**Exercise objective**
Using the entries shown below, output the line containing "Clone this chart in matplotlib.", the line containing "import matplotlib.pyplot as plt", and every line between them, exactly. Pictures are omitted.
---------- Given records ----------
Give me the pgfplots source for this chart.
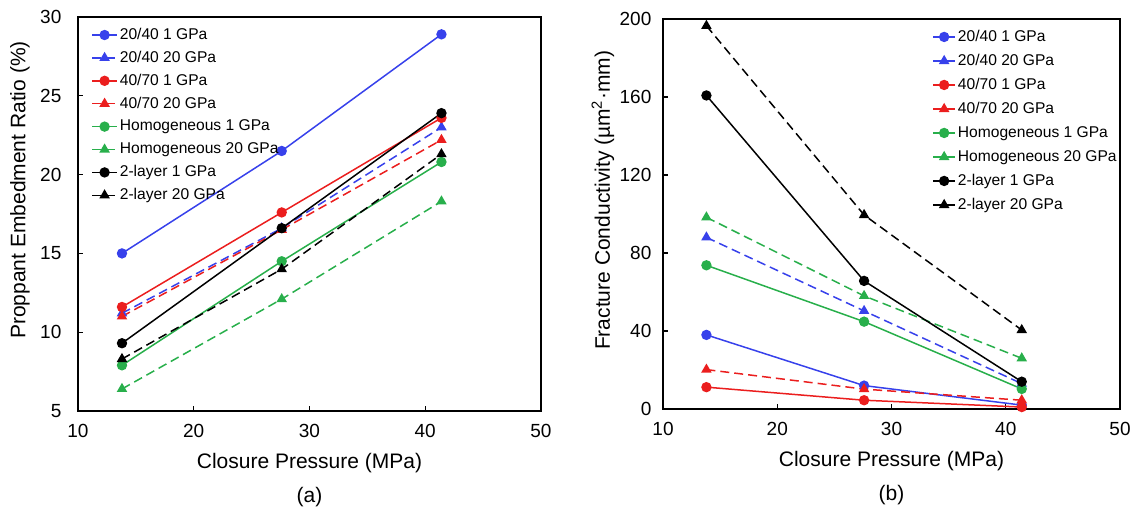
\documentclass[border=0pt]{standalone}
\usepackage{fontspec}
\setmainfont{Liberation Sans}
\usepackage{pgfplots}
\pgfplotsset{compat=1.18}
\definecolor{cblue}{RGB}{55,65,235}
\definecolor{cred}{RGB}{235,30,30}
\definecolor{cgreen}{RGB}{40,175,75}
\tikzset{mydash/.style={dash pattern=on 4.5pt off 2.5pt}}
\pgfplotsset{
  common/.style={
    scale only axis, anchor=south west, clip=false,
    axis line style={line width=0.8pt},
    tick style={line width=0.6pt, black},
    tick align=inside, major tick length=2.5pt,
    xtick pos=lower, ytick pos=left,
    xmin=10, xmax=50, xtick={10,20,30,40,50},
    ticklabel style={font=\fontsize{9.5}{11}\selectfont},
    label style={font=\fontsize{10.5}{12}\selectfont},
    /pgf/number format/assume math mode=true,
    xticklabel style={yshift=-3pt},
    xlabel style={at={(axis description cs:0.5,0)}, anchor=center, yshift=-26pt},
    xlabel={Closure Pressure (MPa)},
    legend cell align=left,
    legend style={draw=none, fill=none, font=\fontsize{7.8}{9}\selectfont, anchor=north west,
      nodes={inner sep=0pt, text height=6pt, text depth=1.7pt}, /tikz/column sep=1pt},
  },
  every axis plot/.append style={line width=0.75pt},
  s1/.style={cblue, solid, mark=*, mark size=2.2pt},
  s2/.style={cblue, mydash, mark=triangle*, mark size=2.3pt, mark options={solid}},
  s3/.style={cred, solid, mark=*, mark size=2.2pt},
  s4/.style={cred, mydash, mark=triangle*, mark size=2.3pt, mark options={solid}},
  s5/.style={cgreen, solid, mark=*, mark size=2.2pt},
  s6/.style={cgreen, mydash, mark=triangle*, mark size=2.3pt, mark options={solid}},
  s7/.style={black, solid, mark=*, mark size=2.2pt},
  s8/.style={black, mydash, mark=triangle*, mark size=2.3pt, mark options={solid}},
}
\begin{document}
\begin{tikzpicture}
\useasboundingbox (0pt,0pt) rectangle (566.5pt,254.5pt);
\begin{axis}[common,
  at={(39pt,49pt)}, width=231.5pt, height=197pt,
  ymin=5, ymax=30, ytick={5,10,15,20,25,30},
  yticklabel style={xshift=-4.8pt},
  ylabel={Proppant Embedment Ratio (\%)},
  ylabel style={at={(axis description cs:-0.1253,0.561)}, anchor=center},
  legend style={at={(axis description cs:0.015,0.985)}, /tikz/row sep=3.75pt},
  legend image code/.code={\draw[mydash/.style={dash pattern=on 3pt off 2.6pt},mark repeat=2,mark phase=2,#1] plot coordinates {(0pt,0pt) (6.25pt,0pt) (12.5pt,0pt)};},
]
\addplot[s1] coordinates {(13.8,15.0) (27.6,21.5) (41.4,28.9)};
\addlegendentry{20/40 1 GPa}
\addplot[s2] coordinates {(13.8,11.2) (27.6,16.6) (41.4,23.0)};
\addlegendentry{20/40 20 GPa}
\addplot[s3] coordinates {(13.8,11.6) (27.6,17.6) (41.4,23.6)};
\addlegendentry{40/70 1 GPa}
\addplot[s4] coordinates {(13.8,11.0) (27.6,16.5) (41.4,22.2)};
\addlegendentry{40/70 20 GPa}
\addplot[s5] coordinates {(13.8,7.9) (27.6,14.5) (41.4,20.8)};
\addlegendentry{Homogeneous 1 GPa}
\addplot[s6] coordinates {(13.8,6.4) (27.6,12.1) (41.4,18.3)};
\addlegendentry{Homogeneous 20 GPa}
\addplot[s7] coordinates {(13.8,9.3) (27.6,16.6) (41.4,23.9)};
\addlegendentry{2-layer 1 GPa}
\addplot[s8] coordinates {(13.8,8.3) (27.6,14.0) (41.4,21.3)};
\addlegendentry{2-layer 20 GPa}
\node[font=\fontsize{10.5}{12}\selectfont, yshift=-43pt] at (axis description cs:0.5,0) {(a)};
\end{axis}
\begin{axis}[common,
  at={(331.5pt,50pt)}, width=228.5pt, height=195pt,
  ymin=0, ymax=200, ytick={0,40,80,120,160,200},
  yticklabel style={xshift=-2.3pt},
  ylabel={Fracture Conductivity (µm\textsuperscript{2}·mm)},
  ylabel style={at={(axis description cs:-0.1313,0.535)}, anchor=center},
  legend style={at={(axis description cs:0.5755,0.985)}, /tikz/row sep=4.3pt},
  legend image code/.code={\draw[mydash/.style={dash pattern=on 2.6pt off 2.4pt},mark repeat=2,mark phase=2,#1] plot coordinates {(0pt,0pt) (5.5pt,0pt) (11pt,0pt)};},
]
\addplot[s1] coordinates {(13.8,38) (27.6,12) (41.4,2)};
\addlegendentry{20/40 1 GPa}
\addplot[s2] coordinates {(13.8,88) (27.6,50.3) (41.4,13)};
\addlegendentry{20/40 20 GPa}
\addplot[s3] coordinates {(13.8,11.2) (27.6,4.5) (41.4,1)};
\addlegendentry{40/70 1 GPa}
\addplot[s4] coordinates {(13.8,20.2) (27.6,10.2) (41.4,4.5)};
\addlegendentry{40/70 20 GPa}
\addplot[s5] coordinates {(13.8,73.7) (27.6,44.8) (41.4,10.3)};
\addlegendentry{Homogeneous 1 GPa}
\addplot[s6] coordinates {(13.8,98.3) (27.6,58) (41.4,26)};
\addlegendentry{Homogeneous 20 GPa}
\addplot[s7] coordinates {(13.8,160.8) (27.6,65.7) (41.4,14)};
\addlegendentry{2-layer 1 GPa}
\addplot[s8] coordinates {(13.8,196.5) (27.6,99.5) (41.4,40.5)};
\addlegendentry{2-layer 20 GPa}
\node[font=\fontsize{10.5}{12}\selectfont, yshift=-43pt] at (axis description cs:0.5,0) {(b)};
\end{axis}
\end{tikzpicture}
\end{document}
----------
---------- Given records ----------
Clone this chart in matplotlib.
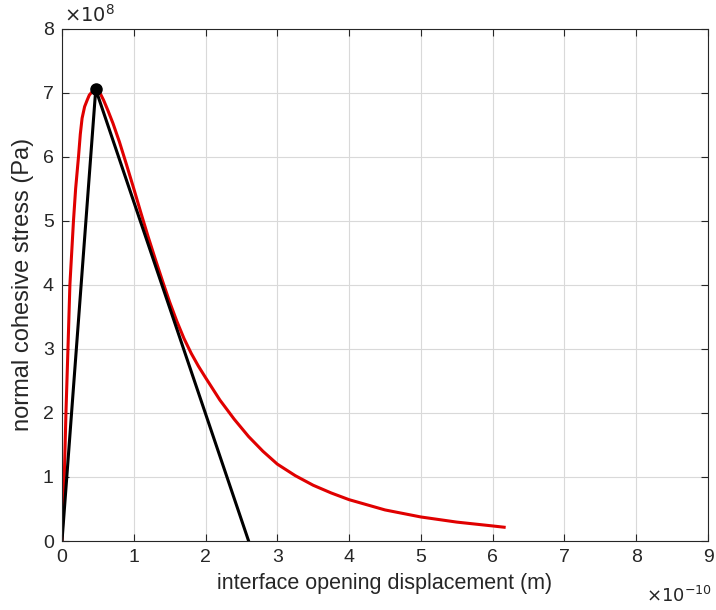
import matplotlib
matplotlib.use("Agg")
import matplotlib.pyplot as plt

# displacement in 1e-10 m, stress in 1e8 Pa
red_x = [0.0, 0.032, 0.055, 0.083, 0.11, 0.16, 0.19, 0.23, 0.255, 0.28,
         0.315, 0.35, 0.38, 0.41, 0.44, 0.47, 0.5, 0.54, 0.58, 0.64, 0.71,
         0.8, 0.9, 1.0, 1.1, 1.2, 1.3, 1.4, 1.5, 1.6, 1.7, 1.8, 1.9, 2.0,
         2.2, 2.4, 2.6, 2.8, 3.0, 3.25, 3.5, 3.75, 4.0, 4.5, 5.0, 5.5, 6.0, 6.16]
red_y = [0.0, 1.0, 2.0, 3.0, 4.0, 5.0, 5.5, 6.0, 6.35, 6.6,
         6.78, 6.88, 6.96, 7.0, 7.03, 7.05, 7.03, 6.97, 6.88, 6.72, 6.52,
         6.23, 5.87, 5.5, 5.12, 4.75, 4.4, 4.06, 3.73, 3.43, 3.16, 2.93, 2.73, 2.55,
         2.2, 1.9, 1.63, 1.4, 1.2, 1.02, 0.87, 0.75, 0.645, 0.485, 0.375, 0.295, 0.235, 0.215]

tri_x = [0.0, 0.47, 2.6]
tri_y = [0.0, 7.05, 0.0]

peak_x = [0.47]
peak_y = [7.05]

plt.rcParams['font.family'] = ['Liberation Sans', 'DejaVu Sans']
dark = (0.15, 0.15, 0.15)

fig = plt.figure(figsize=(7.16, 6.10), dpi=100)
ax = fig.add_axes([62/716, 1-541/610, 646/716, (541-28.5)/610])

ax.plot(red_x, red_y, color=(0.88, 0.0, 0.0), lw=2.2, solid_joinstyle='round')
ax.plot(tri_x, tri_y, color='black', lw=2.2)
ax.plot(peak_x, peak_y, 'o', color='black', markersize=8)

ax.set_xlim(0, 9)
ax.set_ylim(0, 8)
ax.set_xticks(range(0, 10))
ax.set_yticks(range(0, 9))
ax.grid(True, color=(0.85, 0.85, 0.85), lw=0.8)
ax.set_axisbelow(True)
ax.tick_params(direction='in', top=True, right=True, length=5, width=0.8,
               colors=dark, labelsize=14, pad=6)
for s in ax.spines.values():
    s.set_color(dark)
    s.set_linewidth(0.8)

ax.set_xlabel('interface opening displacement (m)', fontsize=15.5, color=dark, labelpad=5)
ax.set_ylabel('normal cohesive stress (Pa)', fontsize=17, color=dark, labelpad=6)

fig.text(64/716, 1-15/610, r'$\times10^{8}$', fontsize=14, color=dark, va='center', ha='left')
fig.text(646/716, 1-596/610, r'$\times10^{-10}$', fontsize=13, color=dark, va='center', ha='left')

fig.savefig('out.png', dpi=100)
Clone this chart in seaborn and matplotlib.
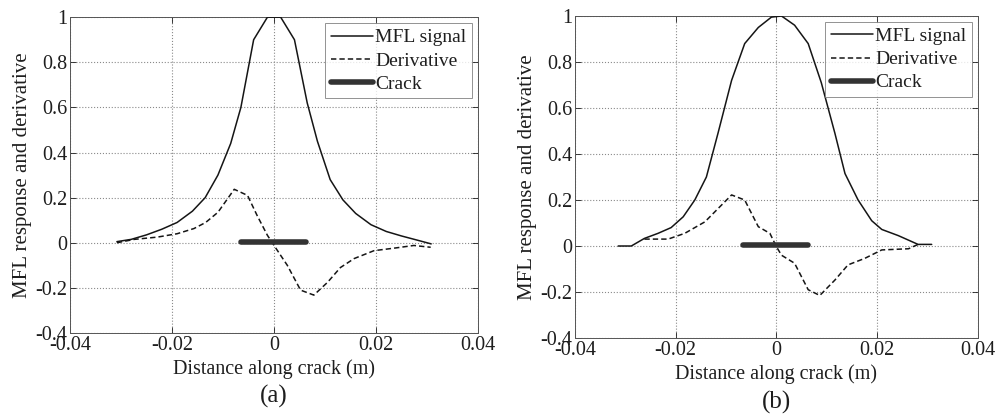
----------
**Answer to this problem**
Clone this chart in matplotlib.
import matplotlib
matplotlib.use("Agg")
import matplotlib.pyplot as plt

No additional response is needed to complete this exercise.